• SOURCE DATA:
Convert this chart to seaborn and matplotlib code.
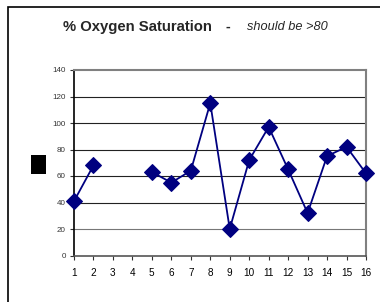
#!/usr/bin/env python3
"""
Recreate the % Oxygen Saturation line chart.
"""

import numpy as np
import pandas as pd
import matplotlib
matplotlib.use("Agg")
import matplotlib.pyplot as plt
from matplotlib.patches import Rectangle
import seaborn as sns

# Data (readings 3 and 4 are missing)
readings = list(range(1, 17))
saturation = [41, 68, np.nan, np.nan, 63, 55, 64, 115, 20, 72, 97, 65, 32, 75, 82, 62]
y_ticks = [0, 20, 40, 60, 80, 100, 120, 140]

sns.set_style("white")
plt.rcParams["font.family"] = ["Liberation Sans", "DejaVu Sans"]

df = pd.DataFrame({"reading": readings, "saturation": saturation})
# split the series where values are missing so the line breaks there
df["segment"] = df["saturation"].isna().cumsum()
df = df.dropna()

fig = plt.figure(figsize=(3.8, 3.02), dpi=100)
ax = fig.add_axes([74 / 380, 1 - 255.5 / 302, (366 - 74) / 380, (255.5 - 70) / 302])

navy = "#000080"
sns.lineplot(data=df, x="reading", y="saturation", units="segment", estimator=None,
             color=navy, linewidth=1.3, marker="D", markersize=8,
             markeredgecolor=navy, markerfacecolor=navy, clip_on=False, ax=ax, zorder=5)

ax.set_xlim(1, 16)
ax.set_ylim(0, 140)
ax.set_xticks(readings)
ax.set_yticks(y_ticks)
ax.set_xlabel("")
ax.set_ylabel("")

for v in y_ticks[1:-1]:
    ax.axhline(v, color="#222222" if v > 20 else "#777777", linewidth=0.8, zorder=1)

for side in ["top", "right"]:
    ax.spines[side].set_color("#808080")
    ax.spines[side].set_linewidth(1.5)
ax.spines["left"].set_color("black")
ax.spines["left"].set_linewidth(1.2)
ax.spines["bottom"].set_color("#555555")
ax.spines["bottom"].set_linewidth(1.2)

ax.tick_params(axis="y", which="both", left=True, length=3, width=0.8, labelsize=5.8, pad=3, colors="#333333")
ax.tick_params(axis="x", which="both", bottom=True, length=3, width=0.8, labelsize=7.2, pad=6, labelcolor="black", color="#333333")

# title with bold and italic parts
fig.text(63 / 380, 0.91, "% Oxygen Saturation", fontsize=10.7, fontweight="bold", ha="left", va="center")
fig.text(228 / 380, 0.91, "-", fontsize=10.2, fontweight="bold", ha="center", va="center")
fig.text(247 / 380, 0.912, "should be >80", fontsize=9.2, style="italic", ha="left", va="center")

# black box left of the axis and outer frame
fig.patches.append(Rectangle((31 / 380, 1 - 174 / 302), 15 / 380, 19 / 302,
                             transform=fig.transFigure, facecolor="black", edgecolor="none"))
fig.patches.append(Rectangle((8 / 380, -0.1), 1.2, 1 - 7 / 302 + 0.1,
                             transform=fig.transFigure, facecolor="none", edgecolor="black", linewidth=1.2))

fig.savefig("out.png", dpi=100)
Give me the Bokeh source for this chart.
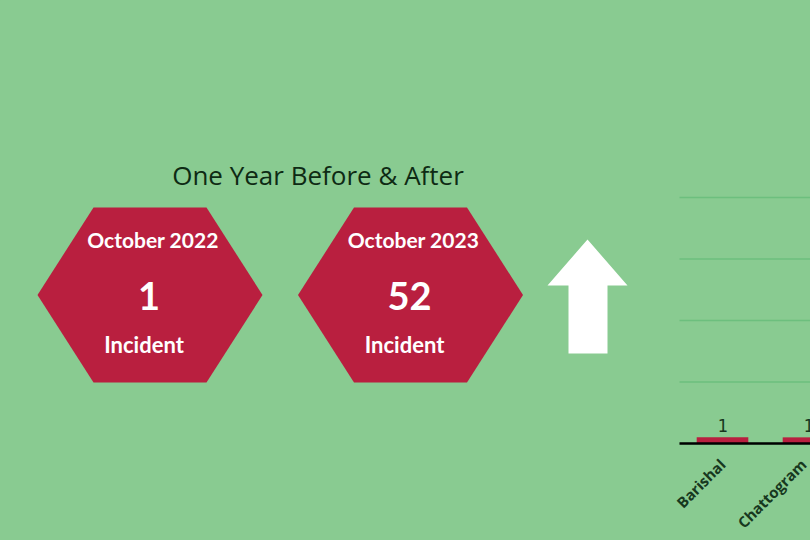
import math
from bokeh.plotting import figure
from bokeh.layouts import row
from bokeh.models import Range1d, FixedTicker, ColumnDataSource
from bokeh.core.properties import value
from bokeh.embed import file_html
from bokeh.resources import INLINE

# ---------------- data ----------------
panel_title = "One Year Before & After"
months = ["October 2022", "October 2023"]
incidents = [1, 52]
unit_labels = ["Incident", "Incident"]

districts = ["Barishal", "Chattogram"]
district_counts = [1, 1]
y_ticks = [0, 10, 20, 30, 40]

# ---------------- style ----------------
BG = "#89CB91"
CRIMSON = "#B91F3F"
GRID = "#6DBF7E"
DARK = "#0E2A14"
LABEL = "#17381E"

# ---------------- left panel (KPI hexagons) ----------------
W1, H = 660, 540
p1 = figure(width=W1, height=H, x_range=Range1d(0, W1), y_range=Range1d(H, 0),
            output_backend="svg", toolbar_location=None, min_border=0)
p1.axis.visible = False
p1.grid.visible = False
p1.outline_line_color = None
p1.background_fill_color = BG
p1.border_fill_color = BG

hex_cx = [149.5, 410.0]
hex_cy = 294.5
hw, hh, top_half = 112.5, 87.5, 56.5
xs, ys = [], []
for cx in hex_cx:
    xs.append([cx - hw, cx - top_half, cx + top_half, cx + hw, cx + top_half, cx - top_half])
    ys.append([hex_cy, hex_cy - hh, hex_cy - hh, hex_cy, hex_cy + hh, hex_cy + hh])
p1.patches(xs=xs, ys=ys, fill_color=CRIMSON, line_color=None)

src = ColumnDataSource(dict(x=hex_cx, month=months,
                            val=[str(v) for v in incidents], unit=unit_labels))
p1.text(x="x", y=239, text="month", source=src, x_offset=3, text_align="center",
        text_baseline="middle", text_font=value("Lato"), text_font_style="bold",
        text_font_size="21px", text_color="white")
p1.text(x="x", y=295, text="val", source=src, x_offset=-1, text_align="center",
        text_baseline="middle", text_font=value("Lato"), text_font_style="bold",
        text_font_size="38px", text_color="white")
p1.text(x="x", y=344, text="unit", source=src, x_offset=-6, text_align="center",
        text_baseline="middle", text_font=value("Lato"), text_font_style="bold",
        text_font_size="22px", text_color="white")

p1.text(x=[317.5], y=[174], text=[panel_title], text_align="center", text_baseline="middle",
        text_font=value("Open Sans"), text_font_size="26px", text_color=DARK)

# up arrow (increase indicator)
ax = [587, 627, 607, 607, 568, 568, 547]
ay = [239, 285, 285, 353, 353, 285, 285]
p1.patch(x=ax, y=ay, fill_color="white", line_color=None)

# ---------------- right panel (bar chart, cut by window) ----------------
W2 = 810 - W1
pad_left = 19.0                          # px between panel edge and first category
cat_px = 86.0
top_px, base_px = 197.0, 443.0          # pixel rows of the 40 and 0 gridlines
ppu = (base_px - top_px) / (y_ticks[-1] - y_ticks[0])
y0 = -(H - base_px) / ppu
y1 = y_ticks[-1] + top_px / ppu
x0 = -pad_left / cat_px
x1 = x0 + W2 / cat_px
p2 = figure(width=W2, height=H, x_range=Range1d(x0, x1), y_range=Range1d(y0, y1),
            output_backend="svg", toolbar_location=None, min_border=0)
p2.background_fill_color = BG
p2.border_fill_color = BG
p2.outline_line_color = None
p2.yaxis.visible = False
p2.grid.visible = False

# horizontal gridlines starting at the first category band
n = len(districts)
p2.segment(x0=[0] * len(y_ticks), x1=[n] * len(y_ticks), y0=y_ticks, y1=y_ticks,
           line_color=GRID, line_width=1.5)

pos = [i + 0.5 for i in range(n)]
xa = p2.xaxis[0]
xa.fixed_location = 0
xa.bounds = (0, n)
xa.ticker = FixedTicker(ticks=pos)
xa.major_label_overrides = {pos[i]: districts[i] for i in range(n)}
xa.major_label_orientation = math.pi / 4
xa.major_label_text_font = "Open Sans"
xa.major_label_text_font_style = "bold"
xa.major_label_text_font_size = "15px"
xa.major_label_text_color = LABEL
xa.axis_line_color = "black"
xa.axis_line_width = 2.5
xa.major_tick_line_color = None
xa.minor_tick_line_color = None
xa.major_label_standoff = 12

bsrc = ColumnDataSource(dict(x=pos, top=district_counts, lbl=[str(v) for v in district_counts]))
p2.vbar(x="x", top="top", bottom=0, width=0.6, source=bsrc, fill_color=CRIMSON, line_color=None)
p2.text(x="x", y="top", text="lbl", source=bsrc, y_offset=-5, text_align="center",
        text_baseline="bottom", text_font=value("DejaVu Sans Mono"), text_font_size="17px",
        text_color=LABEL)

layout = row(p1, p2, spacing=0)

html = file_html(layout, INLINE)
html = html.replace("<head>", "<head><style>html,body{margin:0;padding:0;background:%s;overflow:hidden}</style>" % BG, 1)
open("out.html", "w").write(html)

• EXERCISE PROMPT: In the records above, find each line that holds the word "matplotlib"; copy all such lines.

• EXERCISE RESULT:
Convert this chart to seaborn and matplotlib code.
import matplotlib
matplotlib.use("Agg")
import matplotlib.pyplot as plt
from matplotlib.patches import Rectangle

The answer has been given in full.